I headed to the doctor today to make sure my cranky ankle isn’t something serious.
I had nothing to worry about, and the whole experience made me glad I sucked it up and put my mind at ease.
I was feeling pretty anxious in the waiting room, surrounded by Good Housekeeping and Golf magazines and older adults with canes and wheelchairs. But when I got into my doctor’s exam room, it was a different world. Running ads, Runner’s World columns he’s quoted in and photos of him finishing triathlons and marathons plastered the walls. A stack of Muscle and Fitness magazines sat beneath the exam table. I felt at home.
Dr. Pereles himself further eased my mind. After a couple quick X-rays, he determined that I definitely don’t have a stress fracture (hint: If you have a stress fracture, you’ll know it. It’s apparently not one of those “maybe I do, maybe I don’t” type things). He put me on a hard-core anti-inflammatory steroid called Medrol that you take for only six days, and said the problem should be gone.

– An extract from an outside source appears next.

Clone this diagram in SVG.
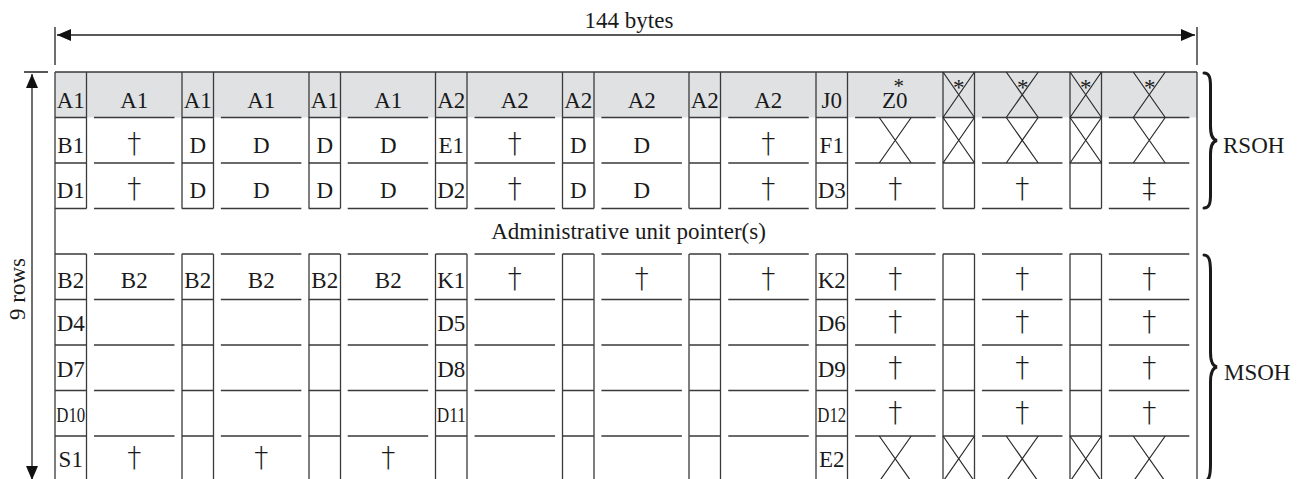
<svg xmlns="http://www.w3.org/2000/svg" xmlns:xlink="http://www.w3.org/1999/xlink" width="1297" height="479" viewBox="0 0 1297 479">
<defs>
<style>
text{font-family:"Liberation Serif","Times New Roman",serif;font-size:23px;fill:#1a1a1a;text-anchor:middle}
.lbl{font-size:23px}
.dg{font-family:"DejaVu Sans","Noto Sans",sans-serif;font-weight:200;font-size:28px}
.ln{stroke:#3a3a3a;stroke-width:1.3;fill:none}
.seg{stroke:#3a3a3a;stroke-width:1.3;stroke-dasharray:31.5 7.5 80.5 7.35}
.x{stroke:#2a2a2a;stroke-width:1.2;fill:none}
.dim{stroke:#222;stroke-width:1.3;fill:none}
.brace{stroke:#1a1a1a;stroke-width:3;fill:none;stroke-linecap:round}
.cond{font-size:22px}
</style>
<marker id="ah" markerWidth="14" markerHeight="12" refX="14" refY="6" orient="auto-start-reverse" markerUnits="userSpaceOnUse">
<path d="M0,0 L14,6 L0,12 z" fill="#111"/>
</marker>
<path id="xw" class="x" d="M-16,0 L16,45.5 M16,0 L-16,45.5"/>
<path id="xs" class="x" d="M0,0 L31.5,45.5 M31.5,0 L0,45.5"/>
</defs>

<g id="frame">
<rect x="55" y="72" width="1142" height="45.5" fill="#e0e1e3"/>
<path class="ln" d="M55,72 H1197 M55,72 V481.5 M1197,72 V481.5"/>
</g>

<g id="grid">
<line class="seg" x1="55" y1="117.5" x2="1189.5" y2="117.5"/>
<line class="seg" x1="55" y1="163" x2="1189.5" y2="163"/>
<line class="seg" x1="55" y1="208.5" x2="1189.5" y2="208.5"/>
<line class="seg" x1="55" y1="254" x2="1189.5" y2="254"/>
<line class="seg" x1="55" y1="299.5" x2="1189.5" y2="299.5"/>
<line class="seg" x1="55" y1="345" x2="1189.5" y2="345"/>
<line class="seg" x1="55" y1="390.5" x2="1189.5" y2="390.5"/>
<line class="seg" x1="55" y1="436" x2="1189.5" y2="436"/>
<path class="ln" d="M86.5,72V208.5M86.5,254V481.5 M182,72V208.5M182,254V481.5 M213.5,72V208.5M213.5,254V481.5 M309,72V208.5M309,254V481.5 M340.5,72V208.5M340.5,254V481.5 M435.5,72V208.5M435.5,254V481.5 M467,72V208.5M467,254V481.5 M562.5,72V208.5M562.5,254V481.5 M594,72V208.5M594,254V481.5 M689,72V208.5M689,254V481.5 M720.5,72V208.5M720.5,254V481.5 M816,72V208.5M816,254V481.5 M847.5,72V208.5M847.5,254V481.5 M943,72V208.5M943,254V481.5 M974.5,72V208.5M974.5,254V481.5 M1070,72V208.5M1070,254V481.5 M1101.5,72V208.5M1101.5,254V481.5"/>
</g>

<g id="row-A">
<text x="70.75" y="108">A1</text><text x="134.25" y="108">A1</text>
<text x="197.75" y="108">A1</text><text x="261.25" y="108">A1</text>
<text x="324.75" y="108">A1</text><text x="388.25" y="108">A1</text>
<text x="451.25" y="108">A2</text><text x="514.75" y="108">A2</text>
<text x="578.25" y="108">A2</text><text x="641.75" y="108">A2</text>
<text x="704.75" y="108">A2</text><text x="768.25" y="108">A2</text>
<text x="831.75" y="108">J0</text>
<text x="882" y="107.5" style="text-anchor:start">Z0<tspan dx="-14" dy="-15" style="font-size:21px">*</tspan></text>
<use xlink:href="#xs" x="943" y="72"/><text x="958.75" y="95">*</text>
<use xlink:href="#xw" x="1022.25" y="72"/><text x="1022.75" y="95">*</text>
<use xlink:href="#xs" x="1070" y="72"/><text x="1085.75" y="95">*</text>
<use xlink:href="#xw" x="1149.25" y="72"/><text x="1149.75" y="95">*</text>
</g>

<g id="row-B1">
<text x="70.75" y="153">B1</text><text class="dg" x="134.25" y="153">†</text>
<text x="197.75" y="153">D</text><text x="261.25" y="153">D</text>
<text x="324.75" y="153">D</text><text x="388.25" y="153">D</text>
<text x="451.25" y="153">E1</text><text class="dg" x="514.75" y="153">†</text>
<text x="578.25" y="153">D</text><text x="641.75" y="153">D</text>
<text class="dg" x="768.25" y="153">†</text>
<text x="831.75" y="153">F1</text>
<use xlink:href="#xw" x="895.25" y="117.5"/>
<use xlink:href="#xs" x="943" y="117.5"/>
<use xlink:href="#xw" x="1022.25" y="117.5"/>
<use xlink:href="#xs" x="1070" y="117.5"/>
<use xlink:href="#xw" x="1149.25" y="117.5"/>
</g>

<g id="row-D1">
<text x="70.75" y="198">D1</text><text class="dg" x="134.25" y="198">†</text>
<text x="197.75" y="198">D</text><text x="261.25" y="198">D</text>
<text x="324.75" y="198">D</text><text x="388.25" y="198">D</text>
<text x="451.25" y="198">D2</text><text class="dg" x="514.75" y="198">†</text>
<text x="578.25" y="198">D</text><text x="641.75" y="198">D</text>
<text class="dg" x="768.25" y="198">†</text>
<text x="831.75" y="198">D3</text><text class="dg" x="895.25" y="198">†</text>
<text class="dg" x="1022.25" y="198">†</text>
<text class="dg" x="1149.25" y="198">‡</text>
</g>

<g id="au-pointer">
<text class="lbl" x="628.5" y="239">Administrative unit pointer(s)</text>
</g>

<g id="row-B2">
<text x="70.75" y="288">B2</text><text x="134.25" y="288">B2</text>
<text x="197.75" y="288">B2</text><text x="261.25" y="288">B2</text>
<text x="324.75" y="288">B2</text><text x="388.25" y="288">B2</text>
<text x="451.25" y="288">K1</text><text class="dg" x="514.75" y="288">†</text>
<text class="dg" x="641.75" y="288">†</text>
<text class="dg" x="768.25" y="288">†</text>
<text x="831.75" y="288">K2</text><text class="dg" x="895.25" y="288">†</text>
<text class="dg" x="1022.25" y="288">†</text>
<text class="dg" x="1149.25" y="288">†</text>
</g>

<g id="row-D4">
<text x="70.75" y="331">D4</text>
<text x="451.25" y="331">D5</text>
<text x="831.75" y="331">D6</text><text class="dg" x="895.25" y="331">†</text>
<text class="dg" x="1022.25" y="331">†</text>
<text class="dg" x="1149.25" y="331">†</text>
</g>

<g id="row-D7">
<text x="70.75" y="377">D7</text>
<text x="451.25" y="377">D8</text>
<text x="831.75" y="377">D9</text><text class="dg" x="895.25" y="377">†</text>
<text class="dg" x="1022.25" y="377">†</text>
<text class="dg" x="1149.25" y="377">†</text>
</g>

<g id="row-D10">
<text class="cond" x="70.75" y="422" textLength="29" lengthAdjust="spacingAndGlyphs">D10</text>
<text class="cond" x="451.25" y="422" textLength="29" lengthAdjust="spacingAndGlyphs">D11</text>
<text class="cond" x="831.75" y="422" textLength="29" lengthAdjust="spacingAndGlyphs">D12</text>
<text class="dg" x="895.25" y="422">†</text>
<text class="dg" x="1022.25" y="422">†</text>
<text class="dg" x="1149.25" y="422">†</text>
</g>

<g id="row-S1">
<text x="70.75" y="467">S1</text><text class="dg" x="134.25" y="467">†</text>
<text class="dg" x="261.25" y="467">†</text>
<text class="dg" x="388.25" y="467">†</text>
<text x="831.75" y="467">E2</text>
<use xlink:href="#xw" x="895.25" y="436"/>
<use xlink:href="#xs" x="943" y="436"/>
<use xlink:href="#xw" x="1022.25" y="436"/>
<use xlink:href="#xs" x="1070" y="436"/>
<use xlink:href="#xw" x="1149.25" y="436"/>
</g>

<g id="connectors">
<path class="dim" d="M55,27 V65 M1197,27 V65 M24,72 H48"/>
<line class="dim" x1="57" y1="35" x2="1195" y2="35" marker-start="url(#ah)" marker-end="url(#ah)"/>
<line class="dim" x1="32" y1="74" x2="32" y2="480" marker-start="url(#ah)" marker-end="url(#ah)"/>
</g>

<g id="labels">
<text class="lbl" x="629" y="28">144 bytes</text>
<text class="lbl" transform="translate(25,289) rotate(-90)">9 rows</text>
<text class="lbl" x="1223" y="153" style="text-anchor:start">RSOH</text>
<text class="lbl" x="1224" y="380" style="text-anchor:start">MSOH</text>
</g>

<g id="braces">
<path class="brace" d="M1204,73 C1209,73 1210.5,77 1210.5,86 L1210.5,126 C1210.5,135 1212,139.5 1217,140.5 C1212,141.5 1210.5,146 1210.5,155 L1210.5,195 C1210.5,204 1209,208 1204,208"/>
<path class="brace" d="M1204,255 C1209,255 1210.5,260 1210.5,272 L1210.5,352 C1210.5,361 1212,366 1217,367 C1212,368 1210.5,373 1210.5,382 L1210.5,464 C1210.5,476 1209,481 1204,481"/>
</g>
</svg>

Really? Just like that? I threw in a few other symptoms I hadn’t mentioned, such as the fact that something in my ankle clicks when I roll it.
“Mine does that too,” he said cheerfully. “It always will. But it’s harmless.”
Ditto for the numbness I feel (or, rather, don’t feel) on the side of my foot.
“Yep, that’s the nerve,” he chirped, adding that after a running injury of his own, he’d endured weeks of similar numbness.
Here’s the best part: He asked how much I run currently. I explained my three-day-a-week plan.
“Really?” he said. “For distances like the half-marathon, you really ought to be running four or five days a week.”
I left the office glowing, with marching orders of, “Don’t stop running or anything.”